Nick Castellanos didn’t record a hit, but he reached base in all of his at-bats. He took three walks and grounded into a force out in the eighth inning. It was his first three-walk game since July 1, 2021. Stott, who hits behind Castellanos, said that seeing more pitches helped him on Sunday.

“I was joking with some guys that it was like roles reversed,” Stott said. “Last year, hitting in front of him, and sometimes doing that for him, and he would tell me that it helps. And for him to have those at-bats today was huge. He’s just a professional hitter and that’s what he can do every single day. He knows that. And they were huge.”

Bohm continued his stretch of dominance, going 3-for-5 with a strikeout. Two of his three hits were doubles; the Phillies third baseman has 17 hits in the first seven games of this road trip.

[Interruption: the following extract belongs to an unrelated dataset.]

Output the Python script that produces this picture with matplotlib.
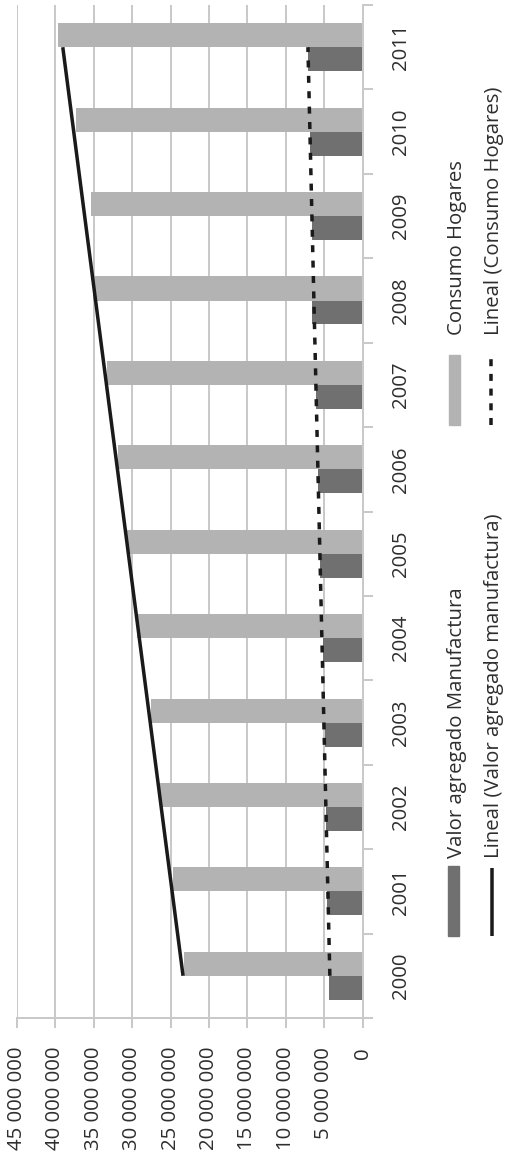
import numpy as np
import matplotlib
matplotlib.use("Agg")
import matplotlib.pyplot as plt
from matplotlib.patches import Rectangle
from matplotlib.lines import Line2D

plt.rcParams['font.family'] = ['Open Sans', 'DejaVu Sans']

# ---- data -------------------------------------------------------------
years = ["2000", "2001", "2002", "2003", "2004", "2005",
         "2006", "2007", "2008", "2009", "2010", "2011"]
manufactura = [4.40e6, 4.62e6, 4.75e6, 4.88e6, 5.22e6, 5.53e6,
               5.79e6, 6.10e6, 6.58e6, 6.58e6, 6.88e6, 7.10e6]
consumo = [23.29e6, 24.73e6, 26.37e6, 27.55e6, 29.40e6, 30.68e6,
           31.81e6, 33.29e6, 35.08e6, 35.38e6, 37.34e6, 39.65e6]
value_ticks = [0, 5e6, 10e6, 15e6, 20e6, 25e6, 30e6, 35e6, 40e6, 45e6]

legend_labels = ["Valor agregado Manufactura", "Consumo Hogares",
                 "Lineal (Valor agregado manufactura)", "Lineal (Consumo Hogares)"]

# ---- style ------------------------------------------------------------
W, H = 506, 1165
DARK = "#707070"
LIGHT = "#b3b3b3"
GRID = "#c9c9c9"
TEXT = "#2e2e2e"
LINE = "#1a1a1a"
FS = 14.7
PT = 72 / 100  # points per pixel at dpi 100


def fx(x):
    return x / W


def fy(y):
    return 1 - y / H


fig = plt.figure(figsize=(W / 100, H / 100), dpi=100)
left, right, top, bottom = 17, 362.7, 5, 1018
ax = fig.add_axes([fx(left), fy(bottom), fx(right - left), (bottom - top) / H])

idx = np.arange(len(years))
bh = 0.285
off = 0.142
ax.barh(idx - off, manufactura, height=bh, color=DARK, zorder=2)
ax.barh(idx + off, consumo, height=bh, color=LIGHT, zorder=2)

# linear trend lines (least-squares fit over the category index)
fit_c = np.polyfit(idx, consumo, 1)
fit_m = np.polyfit(idx, manufactura, 1)
ends = np.array([idx[0], idx[-1]])
ax.plot(np.polyval(fit_c, ends), ends, color=LINE, lw=3.5 * PT,
        solid_capstyle="butt", zorder=3)
ax.plot(np.polyval(fit_m, ends), ends, color=LINE, lw=3.5 * PT,
        linestyle=(0, (2.0, 2.4)), zorder=3)

ax.set_xlim(45e6, 0)
ax.set_ylim(-0.5, len(years) - 0.5)

# value axis (drawn along the bottom)
ax.set_xticks(value_ticks)
ax.set_xticklabels([f"{int(v):,}".replace(",", " ") for v in value_ticks])
ax.grid(axis="x", color=GRID, lw=2 * PT, zorder=0)
ax.set_axisbelow(True)
ax.tick_params(axis="x", direction="out", length=10 * PT, width=2 * PT,
               color=GRID, pad=19 * PT, labelsize=FS, labelcolor=TEXT,
               labelrotation=90)

# category axis (drawn along the right side)
ax.yaxis.tick_right()
ax.set_yticks(idx)
ax.set_yticklabels(years)
ax.set_yticks(np.arange(-0.5, len(years)), minor=True)
ax.tick_params(axis="y", which="major", length=0, pad=28.6 * PT,
               labelsize=FS, labelcolor=TEXT, labelrotation=90)
ax.tick_params(axis="y", which="minor", direction="out", length=10 * PT,
               width=2 * PT, color=GRID)
for lab in ax.get_yticklabels():
    lab.set_va("center")
    lab.set_ha("left")

for s in ("left", "top"):
    ax.spines[s].set_visible(False)
for s in ("bottom", "right"):
    ax.spines[s].set_color(GRID)
    ax.spines[s].set_linewidth(2 * PT)

# ---- legend -----------------------------------------------------------
fig.patches.append(Rectangle((fx(448.3), fy(936)), fx(459 - 448.3), (936 - 866) / H,
                             transform=fig.transFigure, color=DARK))
fig.patches.append(Rectangle((fx(449), fy(425)), fx(460 - 449), (425 - 355) / H,
                             transform=fig.transFigure, color=LIGHT))
fig.lines.append(Line2D([fx(491.7), fx(491.7)], [fy(936), fy(868)],
                        transform=fig.transFigure, color=LINE, lw=3.5 * PT,
                        solid_capstyle="butt"))
fig.lines.append(Line2D([fx(491), fx(491)], [fy(425), fy(355)],
                        transform=fig.transFigure, color=LINE, lw=3.5 * PT,
                        linestyle=(0, (2.0, 2.2))))

for label, x, y in [(legend_labels[0], 457.5, 858),
                    (legend_labels[2], 494.5, 858),
                    (legend_labels[1], 457.5, 335),
                    (legend_labels[3], 494.5, 335)]:
    fig.text(fx(x), fy(y), label, rotation=90, ha="center", va="bottom",
             fontsize=FS, color=TEXT)

fig.savefig("out.png", dpi=100)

“Me and Whit [Merrifield] were sitting there and said he was due for an RBI,” Stott said. “It’s been three at-bats. He’s pretty incredible. He’s another professional hitter. And he gets on these runs where it doesn’t matter, it could be a knuckleball, a slider, an underhand fastball, you know he’s going to hit it. Really good.”

Bohm committed an error in the eighth inning, but it didn’t prove to be costly.

Jeff Hoffman entered in relief of Walker in the seventh inning, allowing one hit in two-thirds of an inning. Yunior Marte pitched a clean inning in the eighth, and José Alvarado got the save in the ninth, pitching a 1-2-3 inning with two strikeouts.

The Phillies (19-10) left San Diego on Sunday night with a three-game sweep. They conclude the road trip with three games against the Angels starting Monday night.